In [1]:
import torch
import time
from modules.convtasnet_ext_nosb2 import MaskNet, Encoder, Decoder
from llm_cloud import write_prompt_to_file, send_file_to_server, fetch_embeddings_file, read_embeddings_from_pickle
import scipy.io.wavfile as wav
import numpy as np


# Initialize the components
encoder = Encoder(kernel_size=16, out_channels=512)  # Specify appropriate parameters
masknet = MaskNet(N=512, B=128, H=512, P=3, X=8, R=3, C=1, norm_type='gLN',
                  causal=False, mask_nonlinear="relu", cond_dim=4096,
                  film_mode='block', film_n_layer=2, film_scale=True,
                  film_where='before1x1')
decoder = Decoder(in_channels = 512,
    out_channels = 1,
    kernel_size=16,
    stride = 8,
    bias = False)  # Specify appropriate parameters



# Dummy function to generate text embeddings
device = 'cuda'
encoder = encoder.to(device)
masknet = masknet.to(device)
decoder = decoder.to(device)

encoder.load_state_dict(torch.load('save/encoder_model_weights.pth', map_location=device))
masknet.load_state_dict(torch.load('save/masknet_model_weights.pth', map_location=device))
decoder.load_state_dict(torch.load('save/decoder_model_weights.pth', map_location=device))

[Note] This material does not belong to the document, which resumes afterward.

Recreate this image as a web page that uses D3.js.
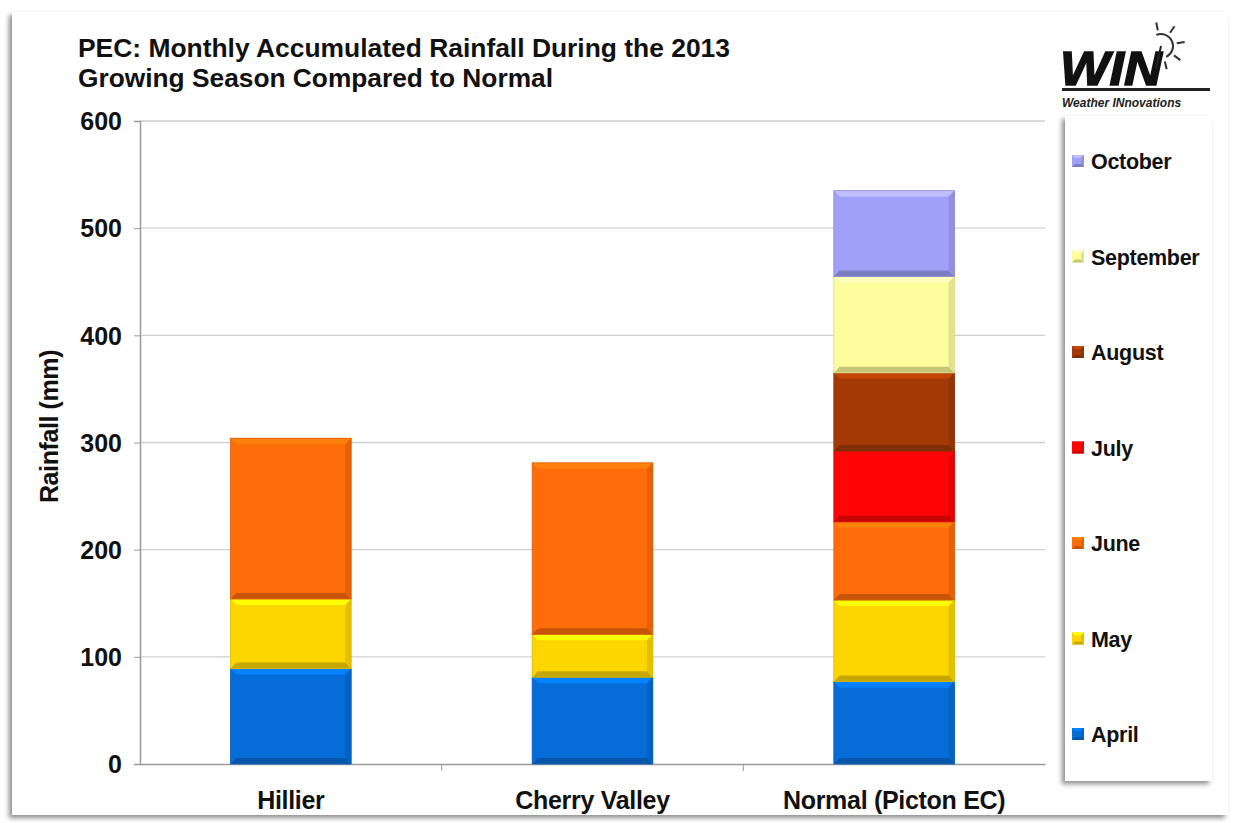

Use FiLM at (every) block.
Initialized a FiLM before1x1.
Initialized a FiLM before1x1.
Initialized a FiLM before1x1.


<All keys matched successfully>

In [2]:
def edit_sound(mix, text_embed):
    with torch.no_grad():
        # Ensure mix is on the correct device
        mix = mix.to(device)

        # Encoding speech
        mix_h = encoder(mix)

        # Extraction
        est_mask = masknet(mix_h, text_embed).squeeze(0)
        est_tar_h = mix_h * est_mask  # (B, F, T)

        # Decoding
        est_tar = decoder(est_tar_h)

        # T changed after conv1d in encoder, fix it here
        T_origin = mix.size(1)
        T_ext = est_tar.size(1)

        if T_origin > T_ext:
            est_tar = torch.nn.functional.pad(est_tar, (0, T_origin - T_ext))
        else:
            est_tar = est_tar[:, :T_origin]

        return est_tar

# Testing the function
if __name__ == "__main__":
    # Simulating a single audio sample
    sample_rate, mix = wav.read('mix.wav')
    mix = torch.from_numpy(mix.astype('float32')).unsqueeze(0) / 32768.0  # Normalize the waveform
    mix = mix.to(device)
    
    # Prompt handling
    prompt = "Remove all people talking."
    local_input_path = write_prompt_to_file(prompt)
    server = "axon.rc.zi.columbia.edu"
    remote_input_path = "/home/ss6928/LCE_inference/input_file.txt"
    send_file_to_server(local_input_path, remote_input_path, server)
    print("Prompt has been sent to the server.")
    
    print("Waiting for the server to process the prompt...")
    time.sleep(15)  

    remote_output_path = "/home/ss6928/LCE_inference/embedding.pkl"
    local_output_path = "embedding.pkl"
    fetch_embeddings_file(server, remote_output_path, local_output_path)
    embeddings = read_embeddings_from_pickle(local_output_path)
    
    # Sound editing using the embeddings
    if embeddings:
        est_tar = edit_sound(mix, embeddings[0])
        est_tar = est_tar.squeeze().cpu().numpy() * 32768  # Rescale to int16 range
        est_tar = est_tar.astype('int16')  # Convert to int16
        wav.write('edited_mix.wav', sample_rate, est_tar)  
        print("Edited audio saved as 'edited_mix.wav'.")
    else:
        print("No embeddings found.")

Prompt has been sent to the server.
Waiting for the server to process the prompt...
Edited audio saved as 'edited_mix.wav'.